DATA SECTION ▸

>> Start

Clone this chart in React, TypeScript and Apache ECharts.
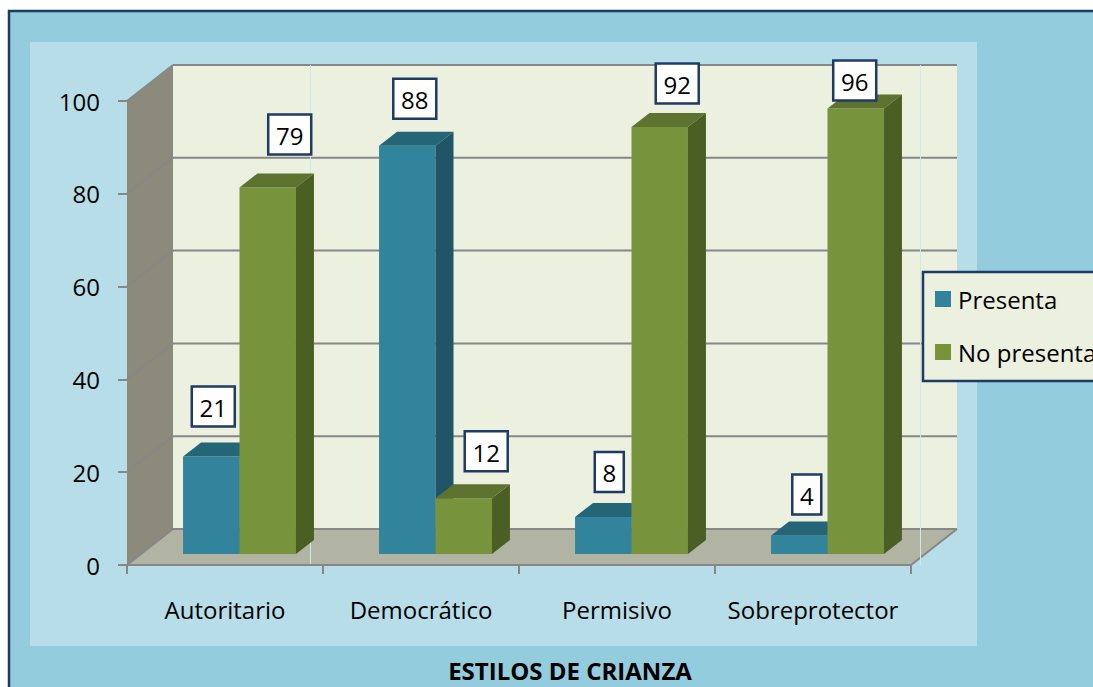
import React, { useEffect, useRef } from 'react';
import * as echarts from 'echarts';

// ---- data ----
const categories = ['Autoritario', 'Democrático', 'Permisivo', 'Sobreprotector'];
const seriesNames = ['Presenta', 'No presenta'];
const presenta = [21, 88, 8, 4];
const noPresenta = [79, 12, 92, 96];
const yTicks = [0, 20, 40, 60, 80, 100];
const axisTitle = 'ESTILOS DE CRIANZA';

// ---- layout / style (not data) ----
const FONT = '"Open Sans", "Noto Sans", sans-serif';
const NAVY = '#1F3A63';
const GRID_GRAY = '#878787';
const DX = 46; // wall depth
const DY = 36;
const SX = 14.5; // bar offset into depth
const SY = 11;
const BDX = 18; // bar depth
const BDY = 14;
const nudgePresenta = [[2, -50], [7.5, -47], [6, -45], [7.5, -41]];
const nudgeNoPresenta = [[22, -53], [22.5, -47], [17.5, -43.5], [-1, -28]];
const blueColors = { front: '#31849B', top: '#246677', side: '#1F5567' };
const greenColors = { front: '#77933C', top: '#5E732F', side: '#4B5E24' };

function wallsRender(params: any, api: any) {
  const cs = params.coordSys;
  const x0 = cs.x;
  const x1 = cs.x + cs.width;
  const yv = (v: number) => api.coord([0, v])[1];
  const y0 = yv(yTicks[0]);
  const yTop = yv(yTicks[yTicks.length - 1]);
  const children: any[] = [
    {
      type: 'polygon',
      shape: { points: [[x0, yTop], [x0 + DX, yTop - DY], [x0 + DX, y0 - DY], [x0, y0]] },
      style: { fill: '#8C8A7A' },
    },
    {
      type: 'rect',
      shape: { x: x0 + DX, y: yTop - DY, width: x1 - x0, height: y0 - yTop },
      style: { fill: '#EBF0DF' },
    },
    {
      type: 'polygon',
      shape: { points: [[x0, y0], [x0 + DX, y0 - DY], [x1 + DX, y0 - DY], [x1, y0]] },
      style: { fill: '#B2B4A3' },
    },
  ];
  yTicks.forEach((t) => {
    const y = yv(t);
    children.push({
      type: 'line',
      shape: { x1: x0 + DX, y1: y - DY, x2: x1 + DX, y2: y - DY },
      style: { stroke: GRID_GRAY, lineWidth: 2 },
    });
    children.push({
      type: 'line',
      shape: { x1: x0, y1: y, x2: x0 + DX, y2: y - DY },
      style: { stroke: GRID_GRAY, lineWidth: 2 },
    });
  });
  children.push({
    type: 'line',
    shape: { x1: x1, y1: y0, x2: x1 + DX, y2: y0 - DY },
    style: { stroke: GRID_GRAY, lineWidth: 2 },
  });
  // faint plot-area border lines
  [310.5, 920.5].forEach((x) => {
    children.push({
      type: 'line',
      shape: { x1: x, y1: yTop - DY, x2: x, y2: y0 },
      style: { stroke: '#CFE8EF', lineWidth: 1 },
    });
  });
  return { type: 'group', children };
}

function makeBarRender(side: number, colors: any, nudges: number[][]) {
  return (params: any, api: any) => {
    const i = params.dataIndex;
    const ci = api.value(0);
    const v = api.value(1);
    const base = api.coord([ci, 0]);
    const top = api.coord([ci, v]);
    const catW = api.size([1, 0])[0];
    const w = catW * 0.288;
    const left = base[0] + SX + (side === 0 ? -w : 0);
    const right = left + w;
    const yb = base[1] - SY;
    const yt = top[1] - SY;
    const text = String(v);
    const bw = text.length > 1 ? 45 : 31;
    const bh = 42;
    const cx = (left + right) / 2 + nudges[i][0];
    const cy = yt + nudges[i][1];
    return {
      type: 'group',
      children: [
        { type: 'rect', shape: { x: left, y: yt, width: w, height: yb - yt }, style: { fill: colors.front } },
        {
          type: 'polygon',
          shape: { points: [[left, yt], [left + BDX, yt - BDY], [right + BDX, yt - BDY], [right, yt]] },
          style: { fill: colors.top },
        },
        {
          type: 'polygon',
          shape: { points: [[right, yt], [right + BDX, yt - BDY], [right + BDX, yb - BDY], [right, yb]] },
          style: { fill: colors.side },
        },
        {
          type: 'rect',
          shape: { x: cx - bw / 2 + 1, y: cy - bh / 2 + 1, width: bw - 2, height: bh - 2 },
          style: { fill: '#FFFFFF', stroke: NAVY, lineWidth: 2.5 },
        },
        {
          type: 'text',
          style: {
            text,
            x: cx,
            y: cy + 1,
            align: 'center',
            verticalAlign: 'middle',
            font: `24px ${FONT}`,
            fill: '#000000',
          },
        },
      ],
    };
  };
}

export default function App() {
  const ref = useRef<HTMLDivElement>(null);
  useEffect(() => {
    const chart = echarts.init(ref.current!, null, { renderer: 'svg' });
    const option: any = {
      animation: false,
      backgroundColor: '#FFFFFF',
      grid: { left: 127, top: 101, width: 784, height: 464, containLabel: false, outerBoundsMode: 'none' },
      xAxis: {
        type: 'category',
        data: categories,
        z: 5,
        axisLine: { show: true, lineStyle: { color: GRID_GRAY, width: 2 } },
        axisTick: { show: true, length: 9, lineStyle: { color: GRID_GRAY, width: 2 } },
        axisLabel: { interval: 0, margin: 32, fontSize: 24, fontFamily: FONT, color: '#000', lineHeight: 24 },
        splitLine: { show: false },
      },
      yAxis: {
        type: 'value',
        min: 0,
        max: 100,
        interval: 20,
        z: 5,
        axisLine: { show: false },
        axisTick: { show: true, length: 9, lineStyle: { color: GRID_GRAY, width: 2 } },
        axisLabel: { margin: 27, fontSize: 24, fontFamily: FONT, color: '#000' },
        splitLine: { show: false },
      },
      legend: {
        orient: 'vertical',
        left: 923,
        top: 272,
        padding: [13, 40, 15, 12],
        itemGap: 25,
        itemWidth: 16,
        itemHeight: 16,
        backgroundColor: '#EBF0DF',
        borderColor: NAVY,
        borderWidth: 2.5,
        borderRadius: 0,
        textStyle: { fontFamily: FONT, fontSize: 24, color: '#000', lineHeight: 28, padding: [0, 0, 0, 2] },
        data: [
          { name: seriesNames[0], icon: 'rect' },
          { name: seriesNames[1], icon: 'rect' },
        ],
      },
      graphic: [
        {
          type: 'rect',
          z: -10,
          shape: { x: 9, y: 11, width: 1300, height: 900 },
          style: { fill: '#93CDDD', stroke: NAVY, lineWidth: 2.5 },
        },
        {
          type: 'rect',
          z: -9,
          shape: { x: 30, y: 42, width: 947, height: 604 },
          style: { fill: '#B7DEE8' },
        },
        {
          type: 'text',
          z: 10,
          x: 570,
          y: 670,
          style: {
            text: axisTitle,
            font: `bold 24px ${FONT}`,
            lineHeight: 24,
            fill: '#000',
            align: 'center',
            verticalAlign: 'middle',
          },
        },
      ],
      series: [
        {
          type: 'custom',
          name: 'walls',
          clip: false,
          silent: true,
          renderItem: wallsRender,
          data: [[0, 0]],
        },
        {
          type: 'custom',
          name: seriesNames[0],
          clip: false,
          itemStyle: { color: blueColors.front },
          renderItem: makeBarRender(0, blueColors, nudgePresenta),
          data: presenta.map((v, i) => [i, v]),
        },
        {
          type: 'custom',
          name: seriesNames[1],
          clip: false,
          itemStyle: { color: greenColors.front },
          renderItem: makeBarRender(1, greenColors, nudgeNoPresenta),
          data: noPresenta.map((v, i) => [i, v]),
        },
      ],
    };
    chart.setOption(option);
    return () => chart.dispose();
  }, []);
  return (
    <div
      ref={ref}
      style={{ position: 'fixed', left: 0, top: 0, width: 1093, height: 687, background: '#fff' }}
    />
  );
}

>> End

TASK DIRECTIONS ▸
Reproduce every line precisely as given, omitting all pictures.

WRITTEN REPLY ▸
Clone this chart in React, TypeScript and Apache ECharts.
import React, { useEffect, useRef } from 'react';
import * as echarts from 'echarts';

// ---- data ----
const categories = ['Autoritario', 'Democrático', 'Permisivo', 'Sobreprotector'];
const seriesNames = ['Presenta', 'No presenta'];
const presenta = [21, 88, 8, 4];
const noPresenta = [79, 12, 92, 96];
const yTicks = [0, 20, 40, 60, 80, 100];
const axisTitle = 'ESTILOS DE CRIANZA';

// ---- layout / style (not data) ----
const FONT = '"Open Sans", "Noto Sans", sans-serif';
const NAVY = '#1F3A63';
const GRID_GRAY = '#878787';
const DX = 46; // wall depth
const DY = 36;
const SX = 14.5; // bar offset into depth
const SY = 11;
const BDX = 18; // bar depth
const BDY = 14;
const nudgePresenta = [[2, -50], [7.5, -47], [6, -45], [7.5, -41]];
const nudgeNoPresenta = [[22, -53], [22.5, -47], [17.5, -43.5], [-1, -28]];
const blueColors = { front: '#31849B', top: '#246677', side: '#1F5567' };
const greenColors = { front: '#77933C', top: '#5E732F', side: '#4B5E24' };

function wallsRender(params: any, api: any) {
  const cs = params.coordSys;
  const x0 = cs.x;
  const x1 = cs.x + cs.width;
  const yv = (v: number) => api.coord([0, v])[1];
  const y0 = yv(yTicks[0]);
  const yTop = yv(yTicks[yTicks.length - 1]);
  const children: any[] = [
    {
      type: 'polygon',
      shape: { points: [[x0, yTop], [x0 + DX, yTop - DY], [x0 + DX, y0 - DY], [x0, y0]] },
      style: { fill: '#8C8A7A' },
    },
    {
      type: 'rect',
      shape: { x: x0 + DX, y: yTop - DY, width: x1 - x0, height: y0 - yTop },
      style: { fill: '#EBF0DF' },
    },
    {
      type: 'polygon',
      shape: { points: [[x0, y0], [x0 + DX, y0 - DY], [x1 + DX, y0 - DY], [x1, y0]] },
      style: { fill: '#B2B4A3' },
    },
  ];
  yTicks.forEach((t) => {
    const y = yv(t);
    children.push({
      type: 'line',
      shape: { x1: x0 + DX, y1: y - DY, x2: x1 + DX, y2: y - DY },
      style: { stroke: GRID_GRAY, lineWidth: 2 },
    });
    children.push({
      type: 'line',
      shape: { x1: x0, y1: y, x2: x0 + DX, y2: y - DY },
      style: { stroke: GRID_GRAY, lineWidth: 2 },
    });
  });
  children.push({
    type: 'line',
    shape: { x1: x1, y1: y0, x2: x1 + DX, y2: y0 - DY },
    style: { stroke: GRID_GRAY, lineWidth: 2 },
  });
  // faint plot-area border lines
  [310.5, 920.5].forEach((x) => {
    children.push({
      type: 'line',
      shape: { x1: x, y1: yTop - DY, x2: x, y2: y0 },
      style: { stroke: '#CFE8EF', lineWidth: 1 },
    });
  });
  return { type: 'group', children };
}

function makeBarRender(side: number, colors: any, nudges: number[][]) {
  return (params: any, api: any) => {
    const i = params.dataIndex;
    const ci = api.value(0);
    const v = api.value(1);
    const base = api.coord([ci, 0]);
    const top = api.coord([ci, v]);
    const catW = api.size([1, 0])[0];
    const w = catW * 0.288;
    const left = base[0] + SX + (side === 0 ? -w : 0);
    const right = left + w;
    const yb = base[1] - SY;
    const yt = top[1] - SY;
    const text = String(v);
    const bw = text.length > 1 ? 45 : 31;
    const bh = 42;
    const cx = (left + right) / 2 + nudges[i][0];
    const cy = yt + nudges[i][1];
    return {
      type: 'group',
      children: [
        { type: 'rect', shape: { x: left, y: yt, width: w, height: yb - yt }, style: { fill: colors.front } },
        {
          type: 'polygon',
          shape: { points: [[left, yt], [left + BDX, yt - BDY], [right + BDX, yt - BDY], [right, yt]] },
          style: { fill: colors.top },
        },
        {
          type: 'polygon',
          shape: { points: [[right, yt], [right + BDX, yt - BDY], [right + BDX, yb - BDY], [right, yb]] },
          style: { fill: colors.side },
        },
        {
          type: 'rect',
          shape: { x: cx - bw / 2 + 1, y: cy - bh / 2 + 1, width: bw - 2, height: bh - 2 },
          style: { fill: '#FFFFFF', stroke: NAVY, lineWidth: 2.5 },
        },
        {
          type: 'text',
          style: {
            text,
            x: cx,
            y: cy + 1,
            align: 'center',
            verticalAlign: 'middle',
            font: `24px ${FONT}`,
            fill: '#000000',
          },
        },
      ],
    };
  };
}

export default function App() {
  const ref = useRef<HTMLDivElement>(null);
  useEffect(() => {
    const chart = echarts.init(ref.current!, null, { renderer: 'svg' });
    const option: any = {
      animation: false,
      backgroundColor: '#FFFFFF',
      grid: { left: 127, top: 101, width: 784, height: 464, containLabel: false, outerBoundsMode: 'none' },
      xAxis: {
        type: 'category',
        data: categories,
        z: 5,
        axisLine: { show: true, lineStyle: { color: GRID_GRAY, width: 2 } },
        axisTick: { show: true, length: 9, lineStyle: { color: GRID_GRAY, width: 2 } },
        axisLabel: { interval: 0, margin: 32, fontSize: 24, fontFamily: FONT, color: '#000', lineHeight: 24 },
        splitLine: { show: false },
      },
      yAxis: {
        type: 'value',
        min: 0,
        max: 100,
        interval: 20,
        z: 5,
        axisLine: { show: false },
        axisTick: { show: true, length: 9, lineStyle: { color: GRID_GRAY, width: 2 } },
        axisLabel: { margin: 27, fontSize: 24, fontFamily: FONT, color: '#000' },
        splitLine: { show: false },
      },
      legend: {
        orient: 'vertical',
        left: 923,
        top: 272,
        padding: [13, 40, 15, 12],
        itemGap: 25,
        itemWidth: 16,
        itemHeight: 16,
        backgroundColor: '#EBF0DF',
        borderColor: NAVY,
        borderWidth: 2.5,
        borderRadius: 0,
        textStyle: { fontFamily: FONT, fontSize: 24, color: '#000', lineHeight: 28, padding: [0, 0, 0, 2] },
        data: [
          { name: seriesNames[0], icon: 'rect' },
          { name: seriesNames[1], icon: 'rect' },
        ],
      },
      graphic: [
        {
          type: 'rect',
          z: -10,
          shape: { x: 9, y: 11, width: 1300, height: 900 },
          style: { fill: '#93CDDD', stroke: NAVY, lineWidth: 2.5 },
        },
        {
          type: 'rect',
          z: -9,
          shape: { x: 30, y: 42, width: 947, height: 604 },
          style: { fill: '#B7DEE8' },
        },
        {
          type: 'text',
          z: 10,
          x: 570,
          y: 670,
          style: {
            text: axisTitle,
            font: `bold 24px ${FONT}`,
            lineHeight: 24,
            fill: '#000',
            align: 'center',
            verticalAlign: 'middle',
          },
        },
      ],
      series: [
        {
          type: 'custom',
          name: 'walls',
          clip: false,
          silent: true,
          renderItem: wallsRender,
          data: [[0, 0]],
        },
        {
          type: 'custom',
          name: seriesNames[0],
          clip: false,
          itemStyle: { color: blueColors.front },
          renderItem: makeBarRender(0, blueColors, nudgePresenta),
          data: presenta.map((v, i) => [i, v]),
        },
        {
          type: 'custom',
          name: seriesNames[1],
          clip: false,
          itemStyle: { color: greenColors.front },
          renderItem: makeBarRender(1, greenColors, nudgeNoPresenta),
          data: noPresenta.map((v, i) => [i, v]),
        },
      ],
    };
    chart.setOption(option);
    return () => chart.dispose();
  }, []);
  return (
    <div
      ref={ref}
      style={{ position: 'fixed', left: 0, top: 0, width: 1093, height: 687, background: '#fff' }}
    />
  );
}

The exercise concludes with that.